The act would have given rights holders the ability to compel payment processors and other financial intermediaries of suspected pirate sites to cut off the revenue stream of those sites. It was seen as a less-strict alternative to SOPA and PIPA, both of which would have required ISPs to disable access to infringing sites. However, the OPEN actnever gained significant traction, especially after SOPA and PIPA were shelved following intense public protest.
But even without the formal process, some rightsholders began to take matters into their own hands using the current legal framework. The methods, however, were varied.

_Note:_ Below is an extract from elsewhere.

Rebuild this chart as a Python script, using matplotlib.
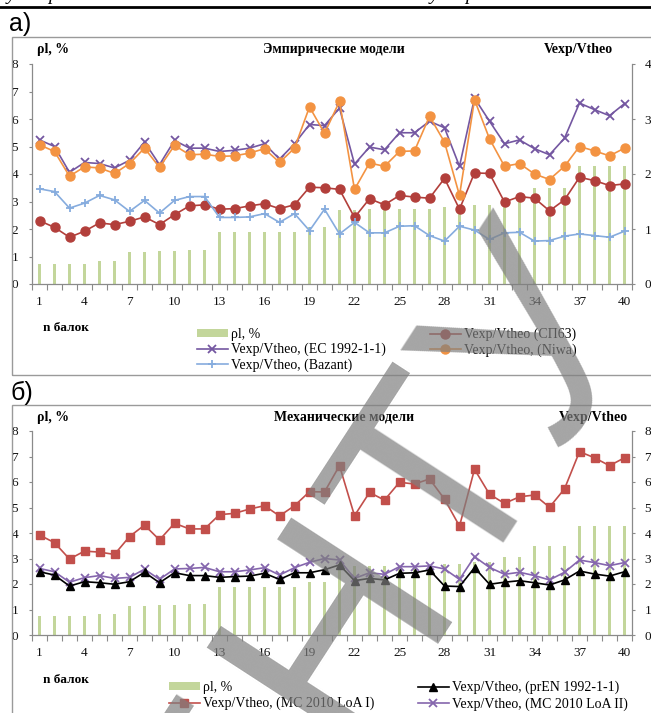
#!/usr/bin/env python3
"""
Shear strength ratio Vexp/Vtheo for the beam database:
а) empirical models, б) mechanical models, with reinforcement ratio bars.
"""

import numpy as np
import matplotlib
matplotlib.use('Agg')
import matplotlib.pyplot as plt
from matplotlib.lines import Line2D
from matplotlib.patches import Rectangle

W, H = 651, 713
SERIF = 'Liberation Serif'
SANS = 'Liberation Sans'

GRID = '#8a8a8a'
FRAME = '#9a9a9a'
BAR_GREEN = '#c3d69b'

beams = np.arange(1, 41)
tick_beams = beams[::3]

# reinforcement ratio, %
rho_l = [0.74, 0.74, 0.74, 0.74, 0.82, 0.82, 1.15, 1.15, 1.19, 1.19,
         1.22, 1.22, 1.88, 1.88, 1.88, 1.88, 1.90, 1.90, 2.07, 2.07,
         2.70, 2.70, 2.72, 2.72, 2.72, 2.72, 2.74, 2.79, 2.79, 2.86,
         2.86, 3.05, 3.05, 3.48, 3.48, 3.48, 4.28, 4.28, 4.28, 4.28]

# empirical models
v_sp63 = [1.15, 1.03, 0.85, 0.96, 1.11, 1.08, 1.14, 1.22, 1.08, 1.26,
          1.42, 1.44, 1.36, 1.37, 1.42, 1.46, 1.37, 1.44, 1.76, 1.75,
          1.72, 1.21, 1.55, 1.44, 1.61, 1.58, 1.56, 1.92, 1.36, 2.02,
          2.01, 1.49, 1.59, 1.56, 1.33, 1.53, 1.94, 1.88, 1.79, 1.82]
v_ec = [2.62, 2.50, 2.03, 2.21, 2.19, 2.11, 2.25, 2.58, 2.17, 2.61,
        2.47, 2.47, 2.41, 2.43, 2.47, 2.55, 2.27, 2.55, 2.90, 2.88,
        3.20, 2.18, 2.49, 2.44, 2.75, 2.75, 2.96, 2.84, 2.14, 3.38,
        2.96, 2.55, 2.62, 2.46, 2.35, 2.65, 3.29, 3.17, 3.06, 3.28]
v_niwa = [2.53, 2.41, 1.96, 2.13, 2.11, 2.01, 2.19, 2.47, 2.12, 2.52,
          2.35, 2.36, 2.32, 2.33, 2.38, 2.46, 2.21, 2.47, 3.22, 2.74,
          3.32, 1.72, 2.20, 2.14, 2.41, 2.42, 3.05, 2.58, 1.61, 3.35,
          2.64, 2.14, 2.19, 2.00, 1.90, 2.14, 2.50, 2.42, 2.33, 2.47]
v_bazant = [1.73, 1.68, 1.38, 1.47, 1.61, 1.53, 1.32, 1.52, 1.29, 1.52,
            1.59, 1.59, 1.21, 1.21, 1.22, 1.28, 1.12, 1.28, 0.97, 1.36,
            0.91, 1.12, 0.93, 0.93, 1.05, 1.06, 0.88, 0.78, 1.05, 0.98,
            0.81, 0.93, 0.94, 0.78, 0.79, 0.87, 0.91, 0.88, 0.85, 0.96]

# mechanical models
v_pren = [2.48, 2.35, 1.92, 2.09, 2.05, 1.99, 2.09, 2.46, 2.05, 2.44,
          2.33, 2.33, 2.26, 2.29, 2.31, 2.42, 2.18, 2.44, 2.44, 2.56,
          2.75, 2.13, 2.22, 2.16, 2.42, 2.44, 2.55, 1.92, 1.90, 2.64,
          1.99, 2.07, 2.13, 2.05, 1.96, 2.16, 2.51, 2.39, 2.31, 2.48]
v_mc_loa1 = [3.92, 3.62, 2.98, 3.29, 3.25, 3.16, 3.86, 4.31, 3.73, 4.38,
             4.16, 4.16, 4.72, 4.77, 4.94, 5.07, 4.67, 5.07, 5.62, 5.61,
             6.64, 4.68, 5.59, 5.29, 5.99, 5.92, 6.12, 5.33, 4.27, 6.50,
             5.52, 5.16, 5.42, 5.49, 5.01, 5.73, 7.19, 6.95, 6.64, 6.95]
v_mc_loa2 = [2.61, 2.48, 2.07, 2.25, 2.33, 2.22, 2.26, 2.58, 2.18, 2.59,
             2.61, 2.65, 2.48, 2.48, 2.55, 2.64, 2.35, 2.64, 2.85, 3.00,
             2.94, 2.22, 2.44, 2.38, 2.68, 2.68, 2.71, 2.59, 2.18, 3.07,
             2.65, 2.38, 2.46, 2.33, 2.16, 2.46, 2.94, 2.84, 2.72, 2.84]


def fx(x):
    return x / W


def fy(y):
    return 1 - y / H


def setup_axes(fig, top, bottom, grid_step, right_max):
    ax = fig.add_axes([fx(32), fy(bottom), fx(632) - fx(32), (bottom - top) / H])
    ax2 = ax.twinx()

    bars = ax.bar(beams, rho_l, width=0.26, color=BAR_GREEN, zorder=2)

    ax.set_xlim(0.5, 40.5)
    ax.set_ylim(0, 8)
    ax2.set_ylim(0, right_max)

    ax.spines['top'].set_visible(False)
    for side in ('left', 'right', 'bottom'):
        ax.spines[side].set_color(GRID)
        ax.spines[side].set_linewidth(0.9)
    for side in ax2.spines:
        ax2.spines[side].set_visible(False)

    # category boundaries get tick marks, every third beam gets a label
    ax.set_xticks(np.arange(0.5, 41, 1))
    ax.set_xticklabels([])
    ax.tick_params(axis='x', which='major', length=4, color=GRID, direction='out')
    ax.set_xticks(tick_beams, labels=[str(b) for b in tick_beams], minor=True)
    ax.tick_params(axis='x', which='minor', length=0, pad=8.5,
                   labelsize=9.5, labelcolor='#111111')

    ax.set_yticks(range(9))
    ax.tick_params(axis='y', which='major', length=2.5, color=GRID, pad=7.5,
                   labelsize=9.5, labelcolor='#111111')
    ax.set_yticks(np.arange(0, 9, grid_step), minor=True)
    ax.tick_params(axis='y', which='minor', length=0)
    ax.grid(which='minor', axis='y', color=GRID, linewidth=1.0)
    ax.set_axisbelow(True)

    ax2.set_yticks(range(right_max + 1))
    ax2.tick_params(axis='y', length=2.5, color=GRID, pad=6.5,
                    labelsize=9.5, labelcolor='#111111')

    for label in ax.get_xticklabels(minor=True) + ax.get_yticklabels() + ax2.get_yticklabels():
        label.set_fontfamily(SERIF)

    return ax, ax2, bars


def add_legend(fig, handles, labels, x, y, spacing=0.14):
    leg = fig.legend(handles, labels, loc='upper left', bbox_to_anchor=(fx(x), fy(y)),
                     frameon=False, prop={'family': SERIF, 'size': 10},
                     handlelength=2.2, handleheight=0.55, handletextpad=0.25,
                     labelspacing=spacing, borderpad=0, borderaxespad=0, numpoints=1)
    return leg


def header(fig, y, title, title_x, right_x):
    bold = dict(family=SERIF, fontweight='bold', fontsize=10, va='center')
    fig.text(fx(37), fy(y), 'ρl, %', ha='left', **bold)
    fig.text(fx(title_x), fy(y), title, ha='center', **bold)
    fig.text(fx(right_x), fy(y), 'Vexp/Vtheo', ha='center', **bold)


def main():
    fig = plt.figure(figsize=(W / 100, H / 100), dpi=100)

    # page rule and the clipped line of text above it
    fig.add_artist(Line2D([0, 1], [fy(6.5)] * 2, transform=fig.transFigure,
                          color='black', linewidth=2.0))
    for x, ch in ((7, 'у'), (48, 'р'), (430, 'у'), (465, 'р')):
        fig.text(fx(x), 1.0, ch, family=SERIF, fontstyle='italic', fontsize=14,
                 va='baseline', ha='left')

    # chart frames
    fig.add_artist(Rectangle((fx(11.5), fy(375)), 1.0, (375 - 37) / H,
                             transform=fig.transFigure, fill=False,
                             edgecolor=FRAME, linewidth=1.0))
    fig.add_artist(Rectangle((fx(11.5), fy(760)), 1.0, (760 - 405) / H,
                             transform=fig.transFigure, fill=False,
                             edgecolor=FRAME, linewidth=1.0))

    fig.text(fx(9), fy(24), 'а)', family=SANS, fontsize=18, ha='left', va='center')
    fig.text(fx(10), fy(393), 'б)', family=SANS, fontsize=18, ha='left', va='center')

    # а) empirical models
    ax, ax2, bars = setup_axes(fig, 64, 284, 2, 4)
    l_sp63, = ax2.plot(beams, v_sp63, color='#b23f3b', marker='o', ms=6.5,
                       lw=1.2, zorder=3)
    l_ec, = ax2.plot(beams, v_ec, color='#7457a1', marker='x', ms=5.5, mew=1.3,
                     lw=1.2, zorder=3)
    l_niwa, = ax2.plot(beams, v_niwa, color='#f39342', marker='o', ms=6.5,
                       lw=1.2, zorder=3)
    l_bazant, = ax2.plot(beams, v_bazant, color='#86acde', marker='+', ms=6, mew=1.3,
                         lw=1.2, zorder=3)
    header(fig, 50, 'Эмпирические модели', 334, 578)
    fig.text(fx(43), fy(328), 'n балок', family=SERIF, fontweight='bold',
             fontsize=9.5, ha='left', va='center')
    add_legend(fig, [bars, l_ec, l_bazant],
               ['ρl, %', 'Vexp/Vtheo, (EC 1992-1-1)', 'Vexp/Vtheo, (Bazant)'], 197, 328)
    add_legend(fig, [l_sp63, l_niwa],
               ['Vexp/Vtheo (СП63)', 'Vexp/Vtheo, (Niwa)'], 430, 328)

    # б) mechanical models
    bx, bx2, bars_b = setup_axes(fig, 431, 635, 1, 8)
    l_loa1, = bx2.plot(beams, v_mc_loa1, color='#c24f4b', marker='s', ms=6,
                       lw=1.2, zorder=3)
    l_loa2, = bx2.plot(beams, v_mc_loa2, color='#8566ad', marker='x', ms=5.5, mew=1.3,
                       lw=1.2, zorder=3)
    l_pren, = bx2.plot(beams, v_pren, color='black', marker='^', ms=6,
                       lw=1.2, zorder=4)
    header(fig, 417, 'Механические модели', 344, 593)
    fig.text(fx(43), fy(680), 'n балок', family=SERIF, fontweight='bold',
             fontsize=9.5, ha='left', va='center')
    add_legend(fig, [bars_b, l_loa1],
               ['ρl, %', 'Vexp/Vtheo, (MC 2010 LoA I)'], 169, 681, spacing=0.2)
    add_legend(fig, [l_pren, l_loa2],
               ['Vexp/Vtheo, (prEN 1992-1-1)', 'Vexp/Vtheo, (MC 2010 LoA II)'], 418, 681,
               spacing=0.2)

    # repository stamp across the page
    fig.text(fx(385), fy(560), 'БНТУ', family=SANS, fontsize=200, color='#7f7f7f',
             alpha=0.7, rotation=57, rotation_mode='anchor', ha='center', va='center',
             zorder=10)

    fig.savefig('out.png', dpi=100)
    plt.close(fig)


if __name__ == '__main__':
    main()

The Trichordist has taken a very PR-oriented approach. They’ve been working to shame companies whose ads appear on pirate sites (and thus are, even unwittingly, funding them). THis has been coupled with Twitter lists that users can tweet to in order to complain about the issue and case studies of whose ads appears next to certain pieces of popular pirated content.
This issue of ad-supported piracy recently attracted the attention of the New York Times, which covered a University of Southern California report that ranked the top ten ad networks that do business with sites suspected widespread piracy. Chris Castle posted a response to the article on his blog, highlighting what he saw as inadequacies in the (overall solid) reporting.

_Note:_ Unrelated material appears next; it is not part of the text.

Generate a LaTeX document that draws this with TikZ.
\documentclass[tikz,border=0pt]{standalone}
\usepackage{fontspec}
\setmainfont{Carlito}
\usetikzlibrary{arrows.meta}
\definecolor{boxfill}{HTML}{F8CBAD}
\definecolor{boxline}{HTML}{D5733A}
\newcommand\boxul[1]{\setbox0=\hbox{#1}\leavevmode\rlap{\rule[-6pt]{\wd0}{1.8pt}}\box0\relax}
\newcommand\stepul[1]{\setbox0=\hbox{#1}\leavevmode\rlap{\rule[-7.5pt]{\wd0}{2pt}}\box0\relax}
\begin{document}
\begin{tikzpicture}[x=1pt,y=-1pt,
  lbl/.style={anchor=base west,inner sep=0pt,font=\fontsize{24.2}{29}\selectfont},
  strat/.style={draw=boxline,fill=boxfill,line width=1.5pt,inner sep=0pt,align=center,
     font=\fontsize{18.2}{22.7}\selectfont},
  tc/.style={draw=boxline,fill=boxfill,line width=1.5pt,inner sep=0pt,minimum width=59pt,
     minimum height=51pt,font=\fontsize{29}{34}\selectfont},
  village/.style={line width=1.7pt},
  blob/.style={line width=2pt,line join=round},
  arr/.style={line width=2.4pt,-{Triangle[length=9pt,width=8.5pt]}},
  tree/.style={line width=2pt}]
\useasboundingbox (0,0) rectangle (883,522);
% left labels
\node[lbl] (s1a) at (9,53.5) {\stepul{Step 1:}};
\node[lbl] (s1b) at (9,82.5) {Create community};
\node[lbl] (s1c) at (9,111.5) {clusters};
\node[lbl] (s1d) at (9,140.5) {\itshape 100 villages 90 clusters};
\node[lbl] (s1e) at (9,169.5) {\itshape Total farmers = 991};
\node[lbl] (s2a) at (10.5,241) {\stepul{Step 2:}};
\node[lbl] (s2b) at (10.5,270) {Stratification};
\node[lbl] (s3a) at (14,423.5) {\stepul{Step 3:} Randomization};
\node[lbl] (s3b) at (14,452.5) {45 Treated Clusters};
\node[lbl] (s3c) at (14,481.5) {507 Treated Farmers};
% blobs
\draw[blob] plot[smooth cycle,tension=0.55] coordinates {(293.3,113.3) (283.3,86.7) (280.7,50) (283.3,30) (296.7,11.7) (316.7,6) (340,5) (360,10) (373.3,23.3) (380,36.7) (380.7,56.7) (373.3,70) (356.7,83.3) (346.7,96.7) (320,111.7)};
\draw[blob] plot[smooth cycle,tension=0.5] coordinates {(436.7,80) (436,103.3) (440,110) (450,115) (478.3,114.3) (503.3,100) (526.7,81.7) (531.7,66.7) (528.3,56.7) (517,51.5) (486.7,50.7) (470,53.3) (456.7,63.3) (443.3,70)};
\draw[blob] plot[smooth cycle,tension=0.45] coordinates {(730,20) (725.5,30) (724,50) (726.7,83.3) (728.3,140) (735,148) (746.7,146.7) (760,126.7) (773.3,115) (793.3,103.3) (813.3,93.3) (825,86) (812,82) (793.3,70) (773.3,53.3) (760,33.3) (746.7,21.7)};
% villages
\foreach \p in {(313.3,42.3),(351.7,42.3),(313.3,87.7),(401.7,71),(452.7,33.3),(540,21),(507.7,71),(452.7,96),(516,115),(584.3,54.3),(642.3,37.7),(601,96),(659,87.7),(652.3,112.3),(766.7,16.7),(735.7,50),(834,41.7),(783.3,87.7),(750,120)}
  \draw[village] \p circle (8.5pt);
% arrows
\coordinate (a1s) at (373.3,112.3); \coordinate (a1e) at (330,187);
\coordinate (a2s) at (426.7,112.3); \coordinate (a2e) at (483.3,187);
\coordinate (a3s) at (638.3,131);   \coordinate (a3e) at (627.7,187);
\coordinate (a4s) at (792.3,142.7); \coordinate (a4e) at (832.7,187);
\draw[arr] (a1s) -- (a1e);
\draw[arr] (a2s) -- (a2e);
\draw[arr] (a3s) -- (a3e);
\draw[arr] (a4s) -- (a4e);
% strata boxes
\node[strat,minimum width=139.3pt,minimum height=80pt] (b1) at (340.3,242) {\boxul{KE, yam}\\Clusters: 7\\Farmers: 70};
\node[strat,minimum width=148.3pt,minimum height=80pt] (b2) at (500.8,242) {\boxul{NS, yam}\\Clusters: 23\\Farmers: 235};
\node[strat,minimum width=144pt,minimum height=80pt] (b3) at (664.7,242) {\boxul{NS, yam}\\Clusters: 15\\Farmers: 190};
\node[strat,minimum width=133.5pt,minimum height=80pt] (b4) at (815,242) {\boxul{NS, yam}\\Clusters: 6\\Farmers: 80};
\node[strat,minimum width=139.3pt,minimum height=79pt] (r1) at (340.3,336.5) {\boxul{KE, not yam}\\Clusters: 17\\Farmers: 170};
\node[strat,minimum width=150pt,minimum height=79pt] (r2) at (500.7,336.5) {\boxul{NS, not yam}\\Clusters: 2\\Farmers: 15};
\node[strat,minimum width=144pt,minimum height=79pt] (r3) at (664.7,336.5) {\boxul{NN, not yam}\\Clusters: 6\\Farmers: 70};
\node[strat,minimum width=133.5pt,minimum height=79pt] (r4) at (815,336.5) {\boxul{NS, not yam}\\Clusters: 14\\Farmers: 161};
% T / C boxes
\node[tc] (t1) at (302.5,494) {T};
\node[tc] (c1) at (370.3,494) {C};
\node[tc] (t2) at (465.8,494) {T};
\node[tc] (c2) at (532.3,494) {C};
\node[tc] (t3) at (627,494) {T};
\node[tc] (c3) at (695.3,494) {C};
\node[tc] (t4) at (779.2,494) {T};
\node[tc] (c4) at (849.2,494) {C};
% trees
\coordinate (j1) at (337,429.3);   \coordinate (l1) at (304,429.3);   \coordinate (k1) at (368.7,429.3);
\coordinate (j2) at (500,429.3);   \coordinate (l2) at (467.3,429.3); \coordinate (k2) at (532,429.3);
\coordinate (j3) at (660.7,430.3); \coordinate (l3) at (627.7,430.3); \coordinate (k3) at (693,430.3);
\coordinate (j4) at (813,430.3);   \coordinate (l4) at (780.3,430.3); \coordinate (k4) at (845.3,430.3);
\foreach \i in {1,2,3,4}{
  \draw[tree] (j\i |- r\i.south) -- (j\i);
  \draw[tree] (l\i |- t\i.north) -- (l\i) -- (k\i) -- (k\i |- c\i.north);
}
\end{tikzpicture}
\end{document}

On the other side of the coin, taking a much more direct route aimed at payment processors, is Australia-based Stop File Lockers, which began in July 2012 and aims to work with payment processors, including PayPal and credit card processors, to cut off the site’s revenue streams.

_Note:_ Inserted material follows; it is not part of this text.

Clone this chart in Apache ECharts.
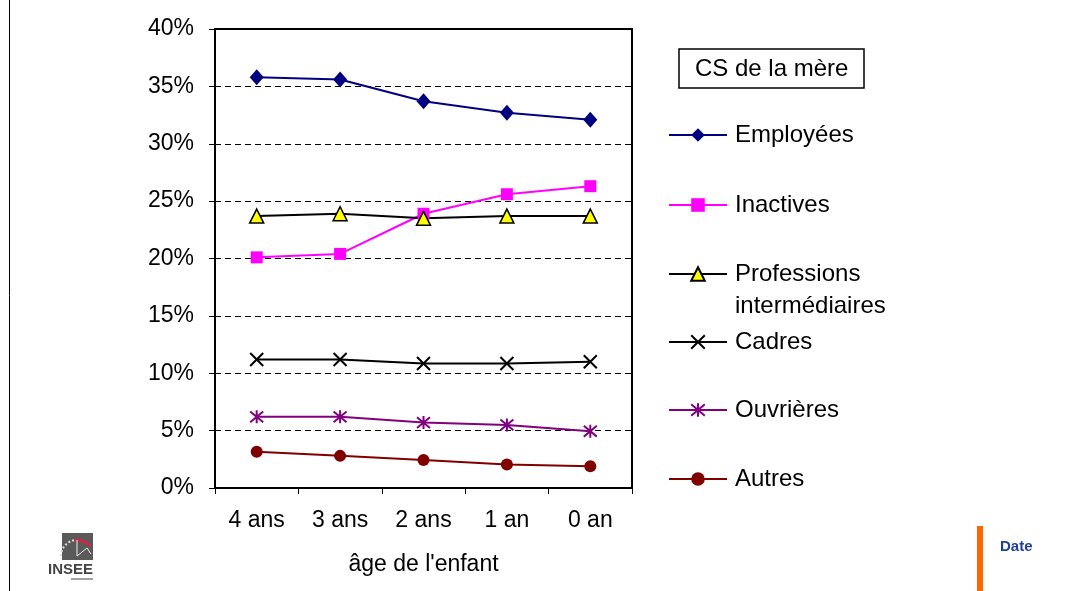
<!DOCTYPE html>
<html>
<head>
<meta charset="utf-8">
<script src="https://cdn.jsdelivr.net/npm/echarts@6/dist/echarts.min.js"></script>
<style>
  html, body { margin: 0; padding: 0; background: #fff; }
  #chart { width: 1074px; height: 591px; }
</style>
</head>
<body>
<div id="chart"></div>
<script>
// catégories (âge de l'enfant) et valeurs en %
const categories = ['4 ans', '3 ans', '2 ans', '1 an', '0 an']
const employees = [35.8, 35.6, 33.7, 32.7, 32.1]
const inactives = [20.1, 20.4, 23.9, 25.6, 26.3]
const professions = [23.7, 23.9, 23.5, 23.7, 23.7]
const cadres = [11.2, 11.2, 10.85, 10.85, 11.0]
const ouvrieres = [6.2, 6.2, 5.7, 5.5, 4.95]
const autres = [3.15, 2.8, 2.45, 2.05, 1.9]

const seriesNames = ['Employées', 'Inactives', 'Professions intermédiaires', 'Cadres', 'Ouvrières', 'Autres']
const legendCenters = [135, 205, 275, 342, 410, 479]

const FONT = '"Liberation Sans", Arial, sans-serif'
const crossPath = 'path://M0,0L10,10M10,0L0,10'
const starPath = 'path://M0,0L10,10M10,0L0,10M5,-1L5,11'

const chart = echarts.init(document.getElementById('chart'))

// une légende par série, pour placer chaque entrée comme sur l'original
const legends = seriesNames.map((name, i) => {
  const twoLines = name === 'Professions intermédiaires'
  return {
    data: [name],
    left: 668,
    top: twoLines ? legendCenters[i] - 49 : legendCenters[i] - 13,
    orient: 'vertical',
    padding: 0,
    itemWidth: 58,
    itemHeight: 17,
    selectedMode: false,
    // ligne vide en tête : "Professions" reste en face du symbole
    formatter: twoLines ? ' \nProfessions\nintermédiaires' : '{name}',
    textStyle: {
      fontFamily: FONT,
      fontSize: 24,
      color: '#000',
      lineHeight: twoLines ? 32 : 26,
      padding: [0, 0, 0, 3]
    }
  }
})

const option = {
  animation: false,
  backgroundColor: '#fff',
  title: {
    text: 'CS de la mère',
    left: 679,
    top: 49,
    padding: [8, 16, 7, 16],
    borderColor: '#000',
    borderWidth: 1.5,
    textStyle: { fontFamily: FONT, fontSize: 24, fontWeight: 'normal', color: '#000' }
  },
  legend: legends,
  grid: {
    left: 215,
    right: 442,
    top: 29,
    bottom: 103,
    show: true,
    borderColor: '#000',
    borderWidth: 2,
    backgroundColor: '#fff'
  },
  xAxis: {
    type: 'category',
    data: categories,
    boundaryGap: true,
    name: "âge de l'enfant",
    nameLocation: 'middle',
    nameGap: 65,
    nameTextStyle: { fontFamily: FONT, fontSize: 23, color: '#000' },
    axisLine: { lineStyle: { color: '#000', width: 2 } },
    axisTick: { show: true, length: 6, lineStyle: { color: '#000', width: 1 } },
    axisLabel: { fontFamily: FONT, fontSize: 23, color: '#000', margin: 21 }
  },
  yAxis: {
    type: 'value',
    min: 0,
    max: 40,
    interval: 5,
    axisLine: { show: true, lineStyle: { color: '#000', width: 2 } },
    axisTick: { show: true, length: 6, lineStyle: { color: '#000', width: 1 } },
    axisLabel: { fontFamily: FONT, fontSize: 23, color: '#000', margin: 21, formatter: '{value}%' },
    splitLine: { show: true, lineStyle: { color: '#000', width: 1, type: [6, 4] } }
  },
  series: [
    {
      name: 'Employées', type: 'line', data: employees,
      symbol: 'diamond', symbolSize: [14, 16],
      itemStyle: { color: '#000080' },
      lineStyle: { color: '#000080', width: 2 }
    },
    {
      name: 'Inactives', type: 'line', data: inactives,
      symbol: 'rect', symbolSize: 12,
      itemStyle: { color: '#ff00ff' },
      lineStyle: { color: '#ff00ff', width: 2 }
    },
    {
      name: 'Professions intermédiaires', type: 'line', data: professions,
      symbol: 'triangle', symbolSize: 14,
      itemStyle: { color: '#ffff00', borderColor: '#000', borderWidth: 1.5 },
      lineStyle: { color: '#000', width: 2 }
    },
    {
      name: 'Cadres', type: 'line', data: cadres,
      symbol: crossPath, symbolSize: 13,
      itemStyle: { color: '#000', borderColor: '#000', borderWidth: 2 },
      lineStyle: { color: '#000', width: 2 }
    },
    {
      name: 'Ouvrières', type: 'line', data: ouvrieres,
      symbol: starPath, symbolSize: 13,
      itemStyle: { color: '#800080', borderColor: '#800080', borderWidth: 2 },
      lineStyle: { color: '#800080', width: 2 }
    },
    {
      name: 'Autres', type: 'line', data: autres,
      symbol: 'circle', symbolSize: 12,
      itemStyle: { color: '#800000' },
      lineStyle: { color: '#800000', width: 2 }
    }
  ],
  graphic: [
    // bord gauche de la page
    { type: 'line', shape: { x1: 9.5, y1: 0, x2: 9.5, y2: 591 }, style: { stroke: '#000', lineWidth: 1 } },
    // bandeau "Date"
    { type: 'rect', shape: { x: 977, y: 526, width: 6, height: 65 }, style: { fill: '#ff6600' } },
    { type: 'text', left: 1000, top: 539, style: { text: 'Date', fill: '#1f3f99', font: 'bold 15px ' + FONT } },
    // logo INSEE
    {
      type: 'group', left: 48, top: 533,
      children: [
        { type: 'rect', shape: { x: 15, y: 0, width: 31, height: 27 }, style: { fill: '#5a5a5a' } },
        { type: 'arc', shape: { cx: 30, cy: 23, r: 16, startAngle: Math.PI * 1.0, endAngle: Math.PI * 1.45 }, style: { stroke: '#ddd', lineWidth: 2, fill: null, lineDash: [2, 2] } },
        { type: 'arc', shape: { cx: 30, cy: 23, r: 16, startAngle: Math.PI * 1.45, endAngle: Math.PI * 1.8 }, style: { stroke: '#e0203a', lineWidth: 2.5, fill: null } },
        { type: 'polyline', shape: { points: [[30, 7], [30, 23], [40, 15], [44, 21]] }, style: { stroke: '#eee', lineWidth: 1, fill: null } },
        { type: 'text', x: 1, y: 29, style: { text: 'INSEE', fill: '#444', font: 'bold 15px ' + FONT } },
        { type: 'line', shape: { x1: 24, y1: 46, x2: 46, y2: 46 }, style: { stroke: '#444', lineWidth: 1 } }
      ]
    }
  ]
}

chart.setOption(option)
</script>
</body>
</html>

The site has had some significant success in getting payment processors to break ties with sites routinely used for infringement, though they don’t claim credit for all of the closures in the list.
These revenue issues have deeply impacted some sites. RapidGator, for example, shut its doors after PayPal dropped it (Note: This was before Stop File Lockers) and other sites have been forced to change tactics or scramble to find new forms of payment processing in order to survive.
However, these techniques are not silver bullets. They are simply methods that can be useful and they have their limitations. In fact, in some cases piracy-oriented sites are now actively fighting back against them.
The Issue with Online Advertising
When it comes to online advertising, despite the pressure and bad PR, there’s been little success getting advertisers to pull out of piracy-oriented sites and only some success getting ad networks to pull away.
The reason is ad laundering. When an ad for Netflix appears next to an infringing copy of a movie, Netflix can blame its ad agency, which can blame the online agency it subcontracted to, which can blame the ad network, which can blame the smaller ad network it subcontracted to which can then blame the site for lying or misleading them.
As the New York Times article pointed out, everyone can point the finger at everyone else and it’s impossible to know who really is at fault. This makes it difficult to put any real pressure on these companies and it makes it difficult for them to translate any pressure back down into action.
While it is true that such ads don’t routinely appear on porn sites, that’s because porn sites have very different advertising networks, ones that cater only to porn sites. Cyberlockers and streaming sites, mostly, use traditional, non-adult ad networks.
This isn’t to say that advertisers can’t and shouldn’t do more in this area, they can and should, but it’s going to be an uphill battle even though it is still one well worth fighting.
The Challenges with Targeting Payment Processors
The severing of payment processors and gateways has been a fairly effective tool against sites that trade in pirated works. This is despite the lack of clear legislation requiring it payment processors to disable such access. However, piracy-oriented sites have started to fight back against the loss of their middlemen by, simply put, bringing in more middlemen.
These new resellers can be set up and shut down faster than even a new cyberlocker, making them difficult to close completely and one reseller can serve dozens of sites.
Alternatively, smaller sites have been known to switch accounts or just change processors when one is closed and, with so many payment processors to choose from, there’s almost always someone willing to help out.
Finally, as the cost of servers and bandwidth has dropped, keeping these sites online is not very expensive, even streaming ones. This is part of why these sites are as popular as they are, namely that they are cheap to set up and can quickly become profitable.
It’s not to say that they all do, but the cost vs. reward ratio is still appealing enough for many to jump into the game.
So is targeting the revenue streams of pirate sites a good idea or a bad one? It depends.
Revenue targeting is a tool and a potentially powerful one. It’s a tool just like the takedown notices are a tool, Google DMCA’s are a tool and all of the aforementioned approaches are tools.
Individually, no tool is going to solve the problem or have a drastic impact, but when used together, they can get results. Consider that Newzbin2, the controversial Usenet service, was closed due to a combination of DMCA notices, payment processor issues and lack of user interest in premium accounts.
While Newzbin2 is just one site and one service, it shows the power of combined approaches for dealing with piracy-oriented sites. However, the big key is still going to be crushing user demand and that’s going to be thornier in the long run. Though increased access to legitimate copies can help, there will always be a demand for pirated content but that demand can be limited, mostly, to people who never would pay for the material regardless where it comes from. That would include paying for premium services or clicking on ads.
In short, if the people who visit piracy-oriented sites don’t support them, they won’t be around long at all.